Pardon my American, but how in the world did John Landis fuck this up?

Seriously, you have an amazing cast supported by people like Bill Bailey, Stephen Merchant, and Ronnie Corbett and not one damn laugh in the entire film. Is it the fault of the screenwriters, Piers Ashworth and Nick Moorcroft? Yes, in part. Making a comedy out of the true story of a pair of murderers who racked up a total of seventeen lives taken is dicey at best. I think they needed at least one more pass on the script. And, how do you end a comedy where the one character you want everyone to like has to die? (This isn’t a spoiler unless you know nothing about the West Port Murders...oh, wait...)

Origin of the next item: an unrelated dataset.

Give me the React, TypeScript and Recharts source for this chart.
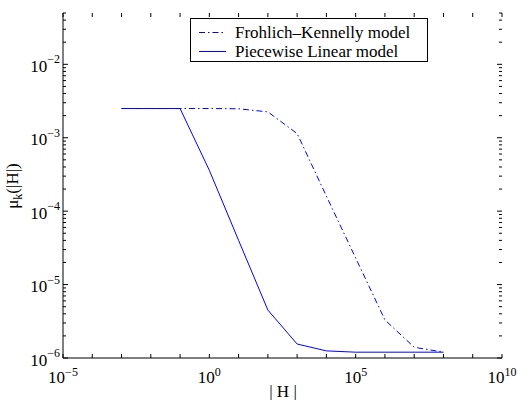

John Landis knows comedy (Animal House, Blues Brothers, Trading Places). He knows horror (An American Werewolf in London, Innocent Blood, Blues Brothers 2000.) He knows how to combine them. Subject matter aside, comedy and horror are not that different and both types of films rely on timing to work. Jokes were rushed or cut too short, like the director was embarrassed by what was going on on-screen when he sat next to his editor in post. Or, even worse, one joke was held a little too long (at least, when compared to the rest of the flick.)

The film was, surprisingly, shot on 35mm, and I couldn’t be more disappointed with how it looked. It was blown out and weirdly graded and the vignettes on the actors faces (used to isolate them so as to make them brighter) were painfully visible.

All in all, a terrible disappointment.